Résumé :
Derrière le titre énigmatique de ce livre, se cache la phrase suivante : « Himmlers Hirn heißt Heydrich », le cerveau d’Himmler s’appelle Heydrich. Heydrich était le chef des services secrets nazis, la planificateur de la solution finale et était surnommé « Le bourreau de Prague » tant il y faisait régner la terreur. C’est dans ce contexte qu’en 1942 se déroule l’opération « Anthropoïde » : deux parachutistes tchécoslovaques ont pour mission d’assassiner Heydrich.
Avis :
Une fois n’est pas coutume, j’approuve totalement le choix de l’académie Goncourt ! « HHhH » est pour moi un grand coup de cœur, j’ai été totalement séduit par ce roman. Mais l’appellation « roman » est cependant à nuancer et c’est peut-être justement cette nuance qui donne au livre toute sa saveur. En effet, Laurent Binet s’est énormément documenté sur Heydrich et surtout sur l’attentat dont il a été la victime (tant sur sa préparation que sur ses conséquences). Il nous propose donc ici un livre qui a des allures de documentaire historique mais qui parfois penche aussi du côté de la fiction. L’auteur reconnaît ainsi manquer à certains moments de certitudes sur la façon dont s’est déroulée l’Histoire et laisse son imaginaire combler les vides. Tout au long du livre, au fur et à mesure que l’attentat se prépare, Laurent Binet partage donc avec nous ses hésitations ce qui apporte d’une part de la crédibilité à ses propos (on sait ce qui est avéré et ce qui est supposé) mais aussi une certaine originalité.

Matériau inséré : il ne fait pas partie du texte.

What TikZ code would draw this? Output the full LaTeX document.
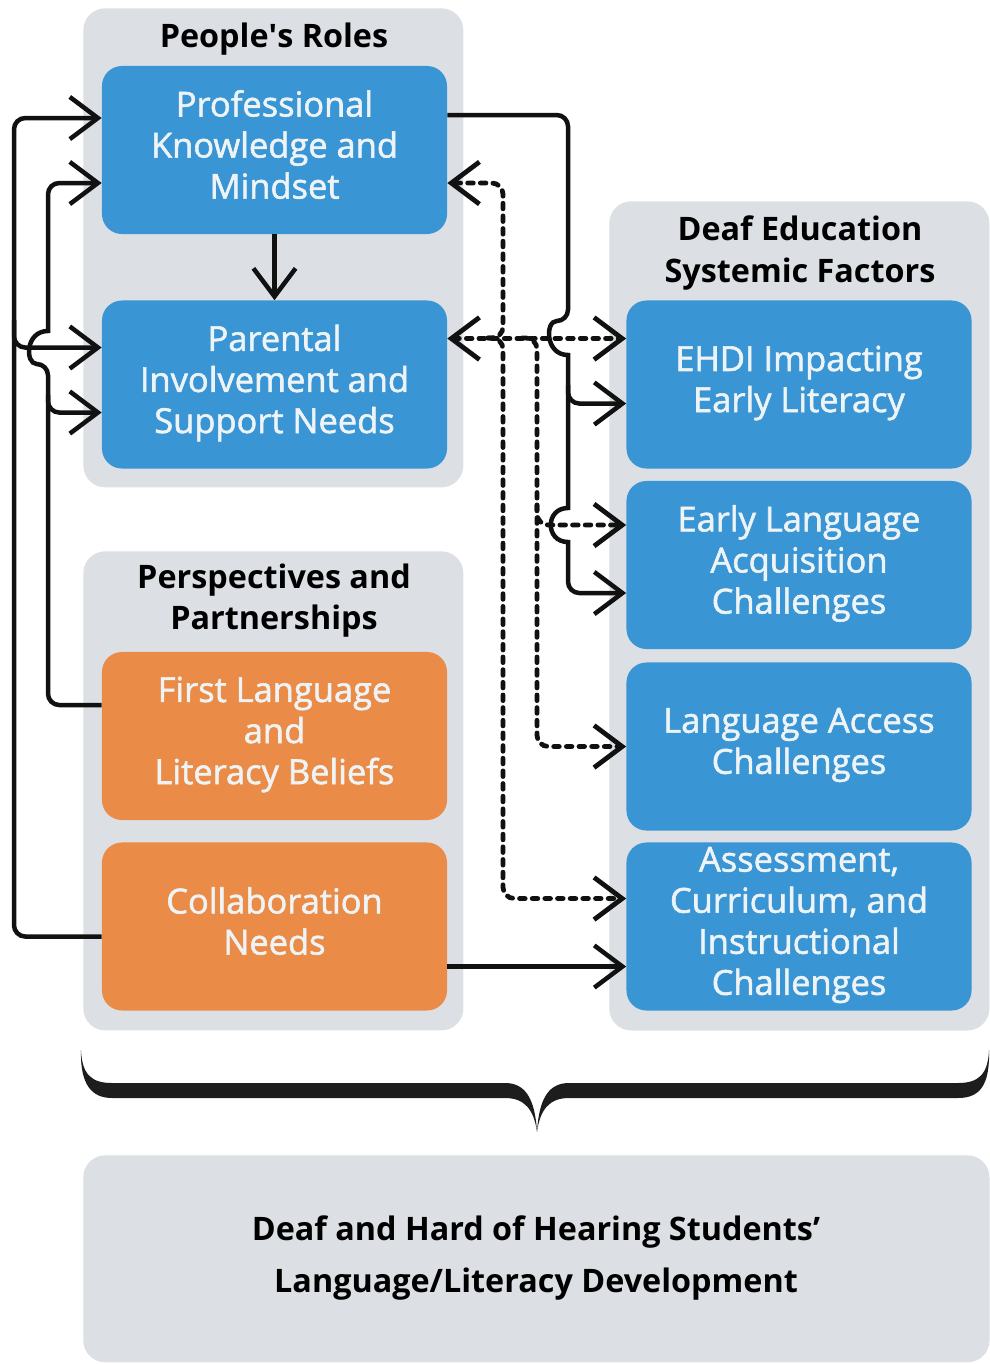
\documentclass[tikz,border=0pt]{standalone}
\usepackage{fontspec}
\setmainfont{Open Sans}
\newfontfamily\boxFont{Open Sans}[FakeBold=1.6]
\usetikzlibrary{arrows.meta,calc,positioning}

\definecolor{panelGray}{RGB}{220,224,229}
\definecolor{boxBlue}{RGB}{57,149,212}
\definecolor{boxOrange}{RGB}{234,140,72}
\definecolor{boxText}{RGB}{238,244,246}
\definecolor{lineBlack}{RGB}{17,17,17}

\begin{document}
\begin{tikzpicture}[
        x=0.025cm, y=-0.025cm,
        openTip/.tip={Straight Barb[length=20pt,width=30pt]},
        panelBox/.style={rectangle, rounded corners=0.55cm, fill=panelGray, anchor=north west, inner sep=0pt},
        factorNode/.style={rectangle, rounded corners=0.5cm, minimum width=8.625cm, minimum height=4.2cm, inner sep=0pt, text depth=8pt, text=boxText, align=center, font=\boxFont\fontsize{24.5}{29.2}\selectfont},
        blueNode/.style={factorNode, fill=boxBlue},
        orangeNode/.style={factorNode, fill=boxOrange},
        titleNode/.style={align=center, font=\fontsize{23}{29.2}\selectfont\bfseries},
        solidLink/.style={draw=lineBlack, line width=3.2pt, -openTip},
        dashedLink/.style={solidLink, line width=3.4pt, line cap=round, dash pattern=on 4pt off 5pt}
    ]
        \useasboundingbox (0,0) rectangle (989,1364);

        % Panels
        \node[panelBox, minimum width=9.5cm, minimum height=11.975cm] (rolesPanel) at (83,8) {};
        \node[panelBox, minimum width=9.5cm, minimum height=11.975cm] (perspPanel) at (83,551) {};
        \node[panelBox, minimum width=9.5cm, minimum height=20.725cm] (systemPanel) at (609,201) {};
        \node[panelBox, minimum width=22.65cm, minimum height=5.175cm] (outcomePanel) at (83,1155) {};

        % Panel titles
        \node[titleNode] (rolesTitle) at (274,39) {People\textquotesingle s Roles};
        \node[titleNode] (perspTitle) at (274,601) {Perspectives and\\Partnerships};
        \node[titleNode] (systemTitle) at (800,253) {Deaf Education\\Systemic Factors};
        \node[titleNode, font=\fontsize{23}{36.5}\selectfont\bfseries] (outcome) at (536,1258) {Deaf and Hard of Hearing Students’\\Language/Literacy Development};

        % Factor boxes
        \node[blueNode] (prof) at (274.5,150) {Professional\\Knowledge and\\Mindset};
        \node[blueNode] (parent) at (274.5,384.5) {Parental\\Involvement and\\Support Needs};
        \node[orangeNode] (belief) at (274.5,736) {First Language\\and\\Literacy Beliefs};
        \node[orangeNode] (collab) at (274.5,926.5) {Collaboration\\Needs};
        \node[blueNode] (ehdi) at (799,384.5) {EHDI Impacting\\Early Literacy};
        \node[blueNode] (early) at (799,565) {Early Language\\Acquisition\\Challenges};
        \node[blueNode] (access) at (799,746.5) {Language Access\\Challenges};
        \node[blueNode] (assess) at (799,926.5) {Assessment,\\Curriculum, and\\Instructional\\Challenges};

        % Left links
        \draw[solidLink, rounded corners=8pt] ($(collab.west)+(0,10)$) -| (14,200) |- ($(prof.west)+(0,-32)$);
        \draw[solidLink, rounded corners=8pt] (14,320) |- ($(parent.west)+(0,-37)$);
        \draw[solidLink, rounded corners=8pt] ($(belief.west)+(0,-31)$) -| (48,364) [sharp corners] .. controls (25,364) and (25,331) .. (48,331) [rounded corners=8pt] |- ($(prof.west)+(0,33)$);
        \draw[solidLink, rounded corners=8pt] (48,395) |- ($(parent.west)+(0,28)$);
        \draw[solidLink] (prof) -- (parent);

        % Right links
        \draw[solidLink, rounded corners=8pt] ($(prof.east)+(0,-35)$) -| (568,321) [sharp corners] .. controls (545,321) and (545,355) .. (568,355) -- (568,508) .. controls (545,508) and (545,542) .. (568,542) [rounded corners=8pt] |- ($(early.west)+(0,28)$);
        \draw[solidLink, rounded corners=8pt] (568,385) |- ($(ehdi.west)+(0,19)$);
        \draw[solidLink] ($(collab.east)+(0,40)$) -- ($(assess.west)+(0,40)$);

        % Dashed links
        \draw[dashedLink, openTip-openTip] ($(parent.east)+(0,-46)$) -- ($(ehdi.west)+(0,-46)$);
        \draw[dashedLink, rounded corners=8pt] (488,338) -| (503,220) |- ($(prof.east)+(0,33)$);
        \draw[dashedLink, rounded corners=8pt] (488,338) -| (503,600) |- ($(assess.west)+(0,-28)$);
        \draw[dashedLink, rounded corners=8pt] (522,338) -| (537,600) |- (access.west);
        \draw[dashedLink, rounded corners=8pt] (537,505) |- ($(early.west)+(0,-40)$);

        % Brace
        \fill[lineBlack!95] (81,1050) .. controls (82,1075) and (92,1083) .. (112,1083) -- (505,1083)
            .. controls (525,1083) and (535,1098) .. (537,1132)
            .. controls (539,1098) and (549,1083) .. (569,1083) -- (958,1083)
            .. controls (978,1083) and (988,1075) .. (989,1050)
            .. controls (990,1085) and (980,1098) .. (958,1098) -- (569,1098)
            .. controls (549,1098) and (540,1110) .. (537,1132)
            .. controls (534,1110) and (525,1098) .. (505,1098) -- (112,1098)
            .. controls (92,1098) and (80,1085) .. (81,1050) -- cycle;
    \end{tikzpicture}
\end{document}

Au-delà de ces considérations sur la part du fictif et du réel, il faut bien reconnaître que le thème du livre est passionnant et qu’il n’y a que l’Histoire pour écrire pareil scénario, tout est là pour en faire une histoire prenante : les héros, les méchants et même des traitres. Pourtant, la triste et effroyable réalité est présente tout au long du livre où plusieurs actes barbares des nazis sont relatés. Non, ce n’est pas de la fiction, cette histoire a bien eu lieu. C’est peut-être aussi pour cela que je me suis attaché à Gabcik et Kubis et que j’ai lu avec une pointe d’anxiété le moment où l’attentat a lieu et où Laurent Binet décrit autant qu’il le peut chaque seconde de ce court instant qui semble pourtant interminable.
Il m’a semblé que Laurent Binet a réussi à trouver dans ce livre un juste équilibre, malgré sa passion pour cet évènement il arrive a relater de façon assez neutre cet épisode tragique de l’Histoire tout en adressant un bel hommage aux disparus.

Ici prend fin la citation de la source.